Obviously this level of throughput is not going to be acceptable and there’s a real sticking point here. The cloud isn’t intelligent. It will write data as it’s received. There’s no locking control and the delivery mechanism could be unpredictable. If writes are issued in parallel, there’s no way to guarantee the I/Os are written to the cloud in the right order. So perhaps a different approach is required. Data writes to the target LUN need to be written in a log format, with the name of the object comprising both the block number and a sequence number. This could be something simple as follows:
\Atmos\Array1\LUN12\SequenceNumber-BlockNumber
e.g. \Atmos\Array1\LUN12\123445343434366-12343
As the LUN is written to, the sequence number (unique to the LUN or consistency group) is incremented for each write. The I/Os can then be written in parallel as the sequence numbers track what has and has not been received. At this point there are two choices — retain all the block updates (unlikely due to the growth in storage usage) or post process the writes, deleting all the written blocks where another later copy exists and where there are no gaps in the sequence numbers. If there is a gap, then the LUN writes are only guaranteed back to the point where the sequence number gap occurred. Restoring the LUN for access means processing the LUN block data before it can be read again by the host.
Summary
OK, so this post presents an idea of some of the issues involved in writing block-level data into the cloud.

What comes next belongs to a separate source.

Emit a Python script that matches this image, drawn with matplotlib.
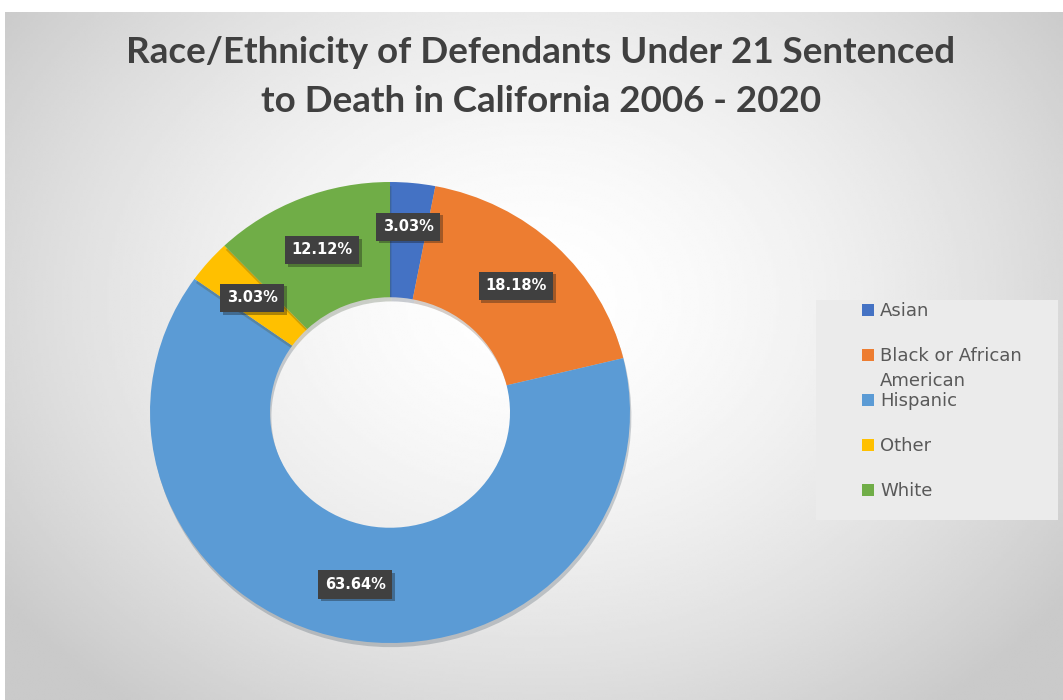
import numpy as np
import matplotlib.pyplot as plt
import matplotlib.patheffects as pe
from matplotlib.patches import Patch, Rectangle

# data
groups = ["Asian", "Black or African American", "Hispanic", "Other", "White"]
counts = [1, 6, 21, 1, 4]
colors = ["#4472C4", "#ED7D31", "#5B9BD5", "#FFC000", "#70AD47"]
title = "Race/Ethnicity of Defendants Under 21 Sentenced\nto Death in California 2006 - 2020"

W, H = 1063, 700
fig = plt.figure(figsize=(W / 100, H / 100), dpi=100)

# radial grey background like the excel chart area
bg = fig.add_axes([5 / W, 0, 1 - 5 / W, 1 - 12 / H], zorder=-5)
gx, gy = np.meshgrid(np.linspace(0, 1, 400), np.linspace(0, 1, 300))
d = np.sqrt(((gx - 0.5) / 0.62) ** 2 + ((gy - 0.42) / 0.75) ** 2)
shade = 1 - 0.21 * np.clip(d, 0, 1) ** 1.6
bg.imshow(shade, cmap="gray", vmin=0, vmax=1, aspect="auto",
          extent=[0, 1, 1, 0], interpolation="bilinear")
bg.set_axis_off()

fig.text(541 / W, 1 - 77 / H, title, ha="center", va="center",
         fontsize=26.5, fontweight="bold", color="#404040",
         family="Lato", linespacing=1.58)

# donut (slightly wider than tall, like the source)
RX, RY = 240, 230.5
cx, cy = 390, 412.5
ax = fig.add_axes([(cx - RX) / W, (H - cy - RY) / H, 2 * RX / W, 2 * RY / H])
wedges, texts, autotexts = ax.pie(
    counts, colors=colors, startangle=90, counterclock=False,
    wedgeprops=dict(width=0.5, edgecolor="none"),
    autopct="%.2f%%", pctdistance=0.76)
for w in wedges:
    w.set_path_effects([pe.SimplePatchShadow(offset=(1, -3), alpha=0.22), pe.Normal()])
for t in autotexts:
    t.set_color("white")
    t.set_fontweight("bold")
    t.set_fontsize(10.5)
    t.set_bbox(dict(boxstyle="square,pad=0.45", facecolor="#404040", edgecolor="none"))
    t.get_bbox_patch().set_path_effects(
        [pe.SimplePatchShadow(offset=(2, -2), alpha=0.35), pe.Normal()])
# the small first label sits a bit further out
px, py = autotexts[0].get_position()
autotexts[0].set_position((px * 0.81 / 0.76, py * 0.81 / 0.76))
ax.set_aspect("auto")
ax.set_xlim(-1, 1)
ax.set_ylim(-1, 1)

# legend box
fig.patches.append(Rectangle((816 / W, 1 - 520 / H), 242 / W, 220 / H,
                             transform=fig.transFigure, facecolor="#ebebeb",
                             edgecolor="none", zorder=-1))

first_lines = [g if g != "Black or African American" else "Black or African" for g in groups]
handles = [Patch(facecolor=c, edgecolor="none") for c in colors]
leg = fig.legend(handles, first_lines, loc="upper left",
                 bbox_to_anchor=(862 / W, 1 - 302 / H),
                 frameon=False, fontsize=13, labelcolor="#595959",
                 labelspacing=1.5, handlelength=0.67, handleheight=0.67,
                 handletextpad=0.33, borderpad=0, borderaxespad=0)

# wrapped second line of the long label
fig.canvas.draw()
bb = leg.get_texts()[1].get_window_extent()
fig.text(bb.x0 / W, (bb.y0 - 25) / H, "American", ha="left", va="bottom",
         fontsize=13, color="#595959")

fig.savefig("out.png", dpi=100)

Data needs to retain integrity and consistency, but performance and throughput are an issue. Cloud storage has no intelligence, so writing and managing data needs to be handled somewhere, probably using an appliance. The appliance guarantees the data integrity which can’t be achieved with the cloud alone. Each Cloud Storage API implementation will have similar features, so using generic CRUD (Create/Read/Update/Delete) commands on objects representing blocks means any service could be used to store data. It also enables data to be replicated between services so vendor lock-in can be avoided.
I’d be interested in receiving feedback to see if anyone else has thought how block-based cloud storage could be achieved.